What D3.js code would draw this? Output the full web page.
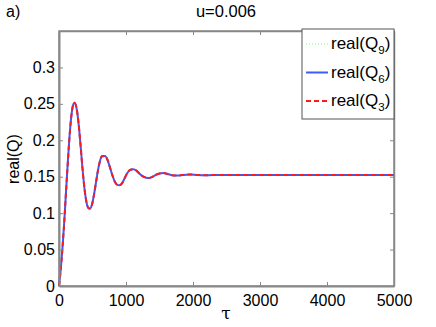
<!DOCTYPE html>
<html>
<head>
<meta charset="utf-8">
<script src="https://cdn.jsdelivr.net/npm/d3@7"></script>
<style>
  body { margin: 0; background: #fff; }
  text { font-family: "Liberation Sans", Arial, sans-serif; fill: #000; }
</style>
</head>
<body>
<div class="canva"></div>
<script>
const width = 436
const height = 327

// data
const tau = [0, 25, 50, 75, 100, 125, 150, 175, 200, 229, 260, 290, 320, 350, 380, 410, 440, 463, 490, 520,
  550, 580, 610, 640, 687, 720, 760, 800, 840, 870, 900, 940, 980, 1020, 1060, 1109, 1160, 1210, 1260, 1300,
  1348, 1400, 1450, 1500, 1557, 1610, 1660, 1710, 1757, 1810, 1860, 1955, 2050, 2150, 2300, 2500, 3000, 3500,
  4000, 4500, 5000]
const q6 = [0, 0.022, 0.05, 0.083, 0.122, 0.160, 0.196, 0.225, 0.244, 0.2515, 0.245, 0.225, 0.195, 0.162,
  0.134, 0.115, 0.107, 0.1064, 0.111, 0.124, 0.141, 0.158, 0.171, 0.178, 0.1785, 0.174, 0.163, 0.151, 0.142,
  0.1388, 0.1384, 0.141, 0.148, 0.155, 0.1593, 0.1603, 0.158, 0.1535, 0.150, 0.1487, 0.1484, 0.150, 0.1527,
  0.1545, 0.155, 0.154, 0.1527, 0.1518, 0.1515, 0.1519, 0.1525, 0.153, 0.1525, 0.1521, 0.1522, 0.1522,
  0.1522, 0.1522, 0.1522, 0.1522, 0.1522]
const q9 = q6.slice()
const q3 = q6.slice()

const xTicks = [0, 1000, 2000, 3000, 4000, 5000]
const yTicks = [0, 0.05, 0.1, 0.15, 0.2, 0.25, 0.3]

const series = [
  { name: "9", values: q9, color: "#7dff7d", width: 1, dash: "1,2" },
  { name: "6", values: q6, color: "#3a5cff", width: 2, dash: null },
  { name: "3", values: q3, color: "#ff1a1a", width: 2, dash: "5,3" }
]

const pLeft = 59, pRight = 394, pTop = 31, pBottom = 286

const svg = d3.select(".canva").append("svg").attr("width", width).attr("height", height)

const x = d3.scaleLinear().domain([0, 5000]).range([pLeft, pRight])
const y = d3.scaleLinear().domain([0, 0.35]).range([pBottom, pTop])

//box
svg.append("rect")
  .attr("x", pLeft).attr("y", pTop)
  .attr("width", pRight - pLeft).attr("height", pBottom - pTop)
  .attr("fill", "none").attr("stroke", "#888").attr("stroke-width", 1.5)

// lines
const line = d3.line().x((d, i) => x(tau[i])).y(d => y(d)).curve(d3.curveMonotoneX)
series.forEach(s => {
  svg.append("path")
    .datum(s.values)
    .attr("d", line)
    .attr("fill", "none")
    .attr("stroke", s.color)
    .attr("stroke-width", s.width)
    .attr("stroke-dasharray", s.dash)
})

// axes
const fmt = d => String(+d.toFixed(2))
const xAxis = svg.append("g").attr("transform", `translate(0,${pBottom})`)
  .call(d3.axisBottom(x).tickValues(xTicks).tickFormat(fmt).tickSizeInner(-4).tickSizeOuter(0).tickPadding(9))
const xTop = svg.append("g").attr("transform", `translate(0,${pTop})`)
  .call(d3.axisTop(x).tickValues(xTicks).tickFormat("").tickSizeInner(-4).tickSizeOuter(0))
const yAxis = svg.append("g").attr("transform", `translate(${pLeft},0)`)
  .call(d3.axisLeft(y).tickValues(yTicks).tickFormat(fmt).tickSizeInner(-4).tickSizeOuter(0).tickPadding(4))
const yRight = svg.append("g").attr("transform", `translate(${pRight},0)`)
  .call(d3.axisRight(y).tickValues(yTicks).tickFormat("").tickSizeInner(-4).tickSizeOuter(0))

svg.selectAll(".domain").attr("stroke", "#888").attr("stroke-width", 1.5)
svg.selectAll(".tick line").attr("stroke", "#888")
svg.selectAll(".tick text").attr("font-size", 16).attr("font-family", "Liberation Sans, Arial, sans-serif")
xAxis.select(".domain").attr("stroke-width", 2)
yAxis.select(".domain").attr("stroke-width", 2)

// labels
svg.append("text").attr("x", 226).attr("y", 17).attr("text-anchor", "middle").attr("font-size", 16.5).text("u=0.006")
svg.append("text").attr("x", 6).attr("y", 17).attr("font-size", 16).text("a)")
svg.append("text").attr("x", 226).attr("y", 319).attr("text-anchor", "middle").attr("font-size", 17)
  .style("font-family", "'DejaVu Serif', 'Liberation Serif', serif").text("τ")
svg.append("text").attr("transform", "translate(19,159) rotate(-90)").attr("text-anchor", "middle")
  .attr("font-size", 16).text("real(Q)")

// legend
const lg = svg.append("g")
lg.append("rect").attr("x", 302).attr("y", 29).attr("width", 92).attr("height", 90)
  .attr("fill", "#fff").attr("stroke", "#555").attr("stroke-width", 1)
series.forEach((s, i) => {
  const cy = 44 + i * 28.5
  lg.append("line").attr("x1", 306).attr("x2", 328).attr("y1", cy).attr("y2", cy)
    .attr("stroke", s.color).attr("stroke-width", s.width).attr("stroke-dasharray", s.dash)
  const t = lg.append("text").attr("x", 331).attr("y", cy + 5).attr("font-size", 17)
  t.append("tspan").text("real(Q")
  t.append("tspan").attr("font-size", 11.5).attr("dy", 5).text(s.name)
  t.append("tspan").attr("dy", -5).text(")")
})
</script>
</body>
</html>
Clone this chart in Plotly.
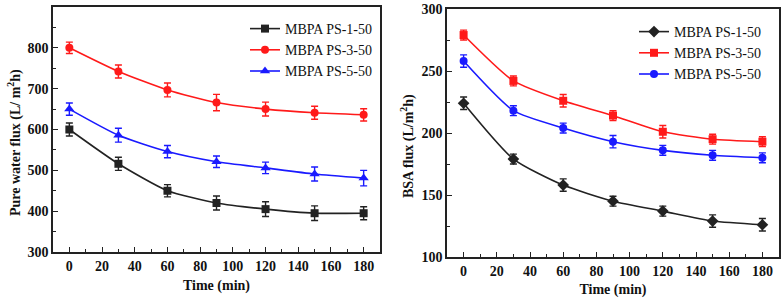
import plotly.graph_objects as go

time = [0, 30, 60, 90, 120, 150, 180]

# Left panel: pure water flux
pw_ps1 = [600, 516, 450, 420, 405, 395, 395]
pw_ps1_err = [16, 16, 15, 17, 18, 18, 16]
pw_ps3 = [800, 742, 697, 666, 650, 641, 636]
pw_ps3_err = [14, 16, 17, 20, 17, 16, 15]
pw_ps5 = [650, 586, 546, 521, 506, 491, 481]
pw_ps5_err = [15, 17, 15, 14, 14, 17, 19]

# Right panel: BSA flux
bsa_ps1 = [224, 179, 158, 145, 137, 129, 126]
bsa_ps1_err = [5, 4, 5, 4, 4, 5, 5]
bsa_ps3 = [279, 242, 226, 214, 201, 195, 193]
bsa_ps3_err = [4, 4, 5, 4, 5, 4, 4]
bsa_ps5 = [258, 218, 204, 193, 186, 182, 180]
bsa_ps5_err = [5, 4, 4, 5, 4, 4, 4]

names = ["MBPA PS-1-50", "MBPA PS-3-50", "MBPA PS-5-50"]
colors = ["#222222", "#ff1a1a", "#1a1aff"]
y_titles = ["Pure water flux (L/ m<sup>2</sup>h)", "BSA flux (L/m<sup>2</sup>h)"]

FONT = "Liberation Serif"

fig = go.Figure()

def add(x, y, err, name, color, symbol, xa, ya, legend, msize=8):
    fig.add_trace(go.Scatter(
        x=x, y=y, name=name, mode="lines+markers",
        line=dict(color=color, width=1.6, shape="spline", smoothing=0.6),
        marker=dict(symbol=symbol, size=msize, color=color),
        error_y=dict(type="data", array=err, visible=True, color=color, thickness=1.4, width=3.5),
        xaxis=xa, yaxis=ya, legend=legend,
    ))

add(time, pw_ps1, pw_ps1_err, names[0], colors[0], "square", "x", "y", "legend", 8)
add(time, pw_ps3, pw_ps3_err, names[1], colors[1], "circle", "x", "y", "legend", 8)
add(time, pw_ps5, pw_ps5_err, names[2], colors[2], "triangle-up", "x", "y", "legend", 9)

add(time, bsa_ps1, bsa_ps1_err, names[0], colors[0], "diamond", "x2", "y2", "legend2", 9)
add(time, bsa_ps3, bsa_ps3_err, names[1], colors[1], "square", "x2", "y2", "legend2", 8)
add(time, bsa_ps5, bsa_ps5_err, names[2], colors[2], "circle", "x2", "y2", "legend2", 8)

tickfont = dict(family=FONT, size=14, color="#111111", weight="bold")
titlefont = dict(family=FONT, size=14, color="#111111", weight="bold")

def xaxis(domain, anchor):
    return dict(
        domain=domain, anchor=anchor, range=[-10, 190],
        tickmode="linear", tick0=0, dtick=20,
        ticks="inside", ticklen=5, tickwidth=1.3, tickcolor="#222",
        minor=dict(ticks="inside", dtick=10, ticklen=3, tickwidth=1.2, tickcolor="#222"),
        showline=True, linecolor="#222", linewidth=1.6, mirror=True,
        showgrid=False, zeroline=False, tickfont=tickfont,
        title=dict(text="Time (min)", font=titlefont, standoff=8),
    )

def yaxis(domain, anchor, rng, dtick, minor):
    return dict(
        domain=domain, anchor=anchor, range=rng,
        tickmode="linear", tick0=rng[0], dtick=dtick,
        ticks="inside", ticklen=5, tickwidth=1.3, tickcolor="#222",
        minor=dict(ticks="inside", dtick=minor, ticklen=3, tickwidth=1.2, tickcolor="#222"),
        showline=True, linecolor="#222", linewidth=1.6, mirror=True,
        showgrid=False, zeroline=False, tickfont=tickfont,
    )

legfont = dict(family=FONT, size=14, color="#111111")

fig.update_layout(
    width=784, height=298,
    margin=dict(l=0, r=0, t=0, b=0, autoexpand=False),
    paper_bgcolor="white", plot_bgcolor="white",
    font=dict(family=FONT, size=14, color="#111111"),
    showlegend=True,
    xaxis=xaxis([53/784, 380/784], "y"),
    yaxis=yaxis([46/298, 291/298], "x", [300, 900], 100, 50),
    xaxis2=xaxis([447/784, 779/784], "y2"),
    yaxis2=yaxis([41/298, 289/298], "x2", [100, 300], 50, 25),
    legend=dict(x=245/784, y=1 - 13/298, xanchor="left", yanchor="top",
                bgcolor="rgba(0,0,0,0)", font=legfont,
                tracegroupgap=0, itemwidth=30),
    legend2=dict(x=634/784, y=1 - 16/298, xanchor="left", yanchor="top",
                 bgcolor="rgba(0,0,0,0)", font=legfont,
                 tracegroupgap=0, itemwidth=30),
    annotations=[
        dict(text=y_titles[0], textangle=-90, xref="paper", yref="paper",
             x=15/784, y=1 - 143/298, xanchor="center", yanchor="middle",
             showarrow=False, font=titlefont),
        dict(text=y_titles[1], textangle=-90, xref="paper", yref="paper",
             x=407/784, y=1 - 146/298, xanchor="center", yanchor="middle",
             showarrow=False, font=titlefont),
    ],
)

fig.write_html("out.html", config={"displayModeBar": False},
               post_script="document.body.style.margin='0';document.body.style.padding='0';")
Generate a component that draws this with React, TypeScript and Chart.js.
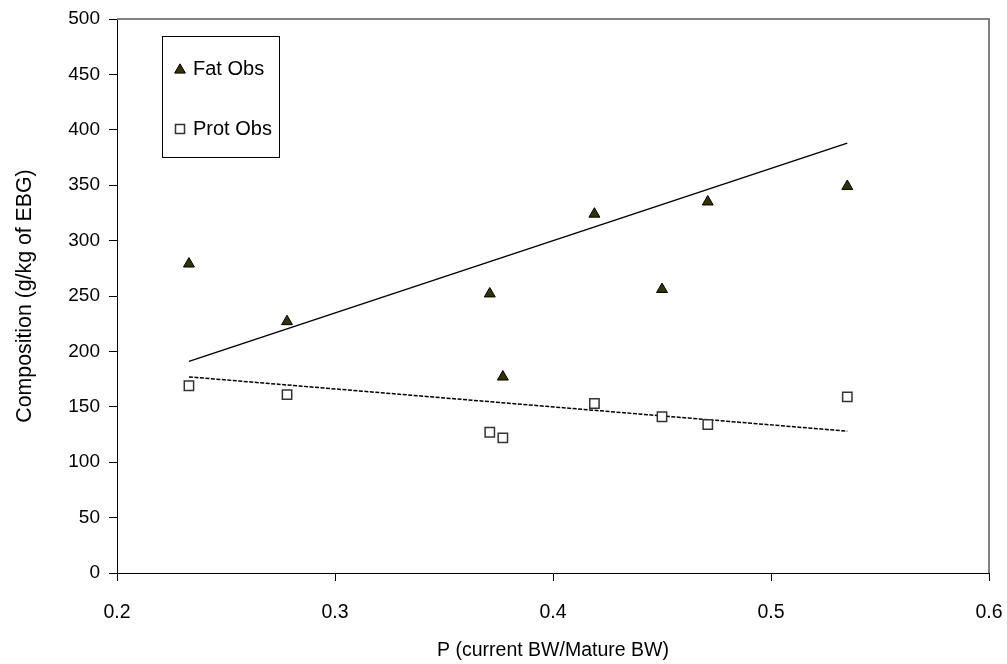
import React, { useEffect, useRef } from "react";
import { Chart, registerables } from "chart.js";

Chart.register(...registerables);

const xValues = [0.233, 0.278, 0.371, 0.377, 0.419, 0.45, 0.471, 0.535];
const fatObs = [279, 227, 252, 177, 324, 256, 335, 349];
const protObs = [169, 161, 127, 122, 153, 141, 134, 159];
const trendX = [0.233, 0.535];
const fatTrend = [191, 388];
const protTrend = [177, 128];
const legendLabels = ["Fat Obs", "Prot Obs"];
const xTitle = "P (current BW/Mature BW)";
const yTitle = "Composition (g/kg of EBG)";

const FONT = "'Liberation Sans', Arial, sans-serif";
const FAT_FILL = "#333300";

const framePlugin = {
  id: "frame",
  afterDraw(chart: any) {
    const { ctx, chartArea } = chart;
    const { left, right, top, bottom } = chartArea;
    ctx.save();
    ctx.strokeStyle = "#808080";
    ctx.lineWidth = 2;
    ctx.beginPath();
    ctx.moveTo(left, top);
    ctx.lineTo(right, top);
    ctx.lineTo(right, bottom);
    ctx.stroke();
    ctx.restore();

    // legend
    const bx = left + 45;
    const by = top + 17;
    ctx.save();
    ctx.strokeStyle = "#000";
    ctx.lineWidth = 1;
    ctx.strokeRect(bx + 0.5, by + 0.5, 117, 121);
    // triangle
    const tx = bx + 18;
    const ty = by + 34;
    const r = 6.2;
    ctx.beginPath();
    ctx.moveTo(tx, ty - r);
    ctx.lineTo(tx + r * 0.866, ty + r * 0.5);
    ctx.lineTo(tx - r * 0.866, ty + r * 0.5);
    ctx.closePath();
    ctx.fillStyle = FAT_FILL;
    ctx.fill();
    ctx.strokeStyle = "#000";
    ctx.stroke();
    // square
    const sx = bx + 18;
    const sy = by + 93;
    ctx.fillStyle = "#fff";
    ctx.fillRect(sx - 4.5, sy - 4.5, 9, 9);
    ctx.strokeStyle = "#333";
    ctx.lineWidth = 1.5;
    ctx.strokeRect(sx - 4.5, sy - 4.5, 9, 9);
    ctx.fillStyle = "#000";
    ctx.font = `20px ${FONT}`;
    ctx.textBaseline = "middle";
    ctx.textAlign = "left";
    ctx.fillText(legendLabels[0], bx + 31, by + 33.5);
    ctx.fillText(legendLabels[1], bx + 31, sy + 0.5);
    ctx.restore();
  },
};

export default function App() {
  const ref = useRef<HTMLCanvasElement>(null);

  useEffect(() => {
    if (!ref.current) return;
    const fatPts = xValues.map((x, i) => ({ x, y: fatObs[i] }));
    const protPts = xValues.map((x, i) => ({ x, y: protObs[i] }));
    const fatLine = trendX.map((x, i) => ({ x, y: fatTrend[i] }));
    const protLine = trendX.map((x, i) => ({ x, y: protTrend[i] }));

    const chart = new Chart(ref.current, {
      type: "scatter",
      data: {
        datasets: [
          {
            label: legendLabels[0],
            data: fatPts,
            pointStyle: "triangle",
            pointRadius: 6.3,
            backgroundColor: FAT_FILL,
            borderColor: "#000",
            borderWidth: 1,
          },
          {
            label: legendLabels[1],
            data: protPts,
            pointStyle: "rect",
            pointRadius: 6.6,
            backgroundColor: "#fff",
            borderColor: "#333",
            borderWidth: 1.5,
          },
          {
            type: "line",
            label: "fat trend",
            data: fatLine,
            borderColor: "#000",
            borderWidth: 1.5,
            pointRadius: 0,
            showLine: true,
          },
          {
            type: "line",
            label: "prot trend",
            data: protLine,
            borderColor: "#000",
            borderWidth: 1.5,
            borderDash: [4, 1.5],
            pointRadius: 0,
            showLine: true,
          },
        ],
      } as any,
      options: {
        animation: false,
        responsive: false,
        maintainAspectRatio: false,
        layout: { padding: { top: 19, right: 18, left: 0, bottom: 0 } },
        plugins: {
          legend: { display: false },
          tooltip: { enabled: false },
        },
        scales: {
          x: {
            type: "linear",
            min: 0.2,
            max: 0.6,
            ticks: {
              stepSize: 0.1,
              color: "#000",
              font: { family: FONT, size: 19.5 },
              padding: 20,
              maxRotation: 0,
              callback: (v: any) => Number(v).toFixed(1),
            },
            grid: {
              drawOnChartArea: false,
              drawTicks: true,
              tickLength: 8,
              color: "#000",
            },
            border: { display: true, color: "#000", width: 1 },
            title: {
              display: true,
              text: xTitle,
              color: "#000",
              font: { family: FONT, size: 19.5 },
              padding: { top: 0, bottom: 2 },
            },
            afterFit: (s: any) => {
              s.height = 91;
              s.paddingLeft = 0;
              s.paddingRight = 0;
            },
          },
          y: {
            type: "linear",
            min: 0,
            max: 500,
            ticks: {
              stepSize: 50,
              color: "#000",
              font: { family: FONT, size: 19 },
              padding: 9,
            },
            grid: {
              drawOnChartArea: false,
              drawTicks: true,
              tickLength: 8,
              color: "#000",
            },
            border: { display: true, color: "#000", width: 1 },
            title: {
              display: true,
              text: yTitle,
              color: "#000",
              font: { family: FONT, size: 21.3 },
              padding: { top: 12, bottom: 0 },
            },
            afterFit: (s: any) => {
              s.width = 117;
              s.paddingTop = 0;
              s.paddingBottom = 0;
            },
          },
        },
      } as any,
      plugins: [framePlugin],
    });
    return () => chart.destroy();
  }, []);

  return (
    <div style={{ position: "fixed", left: 0, top: 0, width: 1007, height: 664, background: "#fff" }}>
      <canvas ref={ref} width={1007} height={664} style={{ display: "block" }} />
    </div>
  );
}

____

● **Exercise objective**: Please reproduce the listing exactly from its opening line through the line that contains "const height = 327", both included, with all pictures omitted.

● **The result**:
What D3.js code would draw this? Output the full web page.
<!DOCTYPE html>
<html>
<head>
<meta charset="utf-8">
<script src="https://cdn.jsdelivr.net/npm/d3@7"></script>
<style>
  body { margin: 0; background: #fff; }
  text { font-family: "Liberation Sans", Arial, sans-serif; fill: #000; }
</style>
</head>
<body>
<div class="canva"></div>
<script>
const width = 436
const height = 327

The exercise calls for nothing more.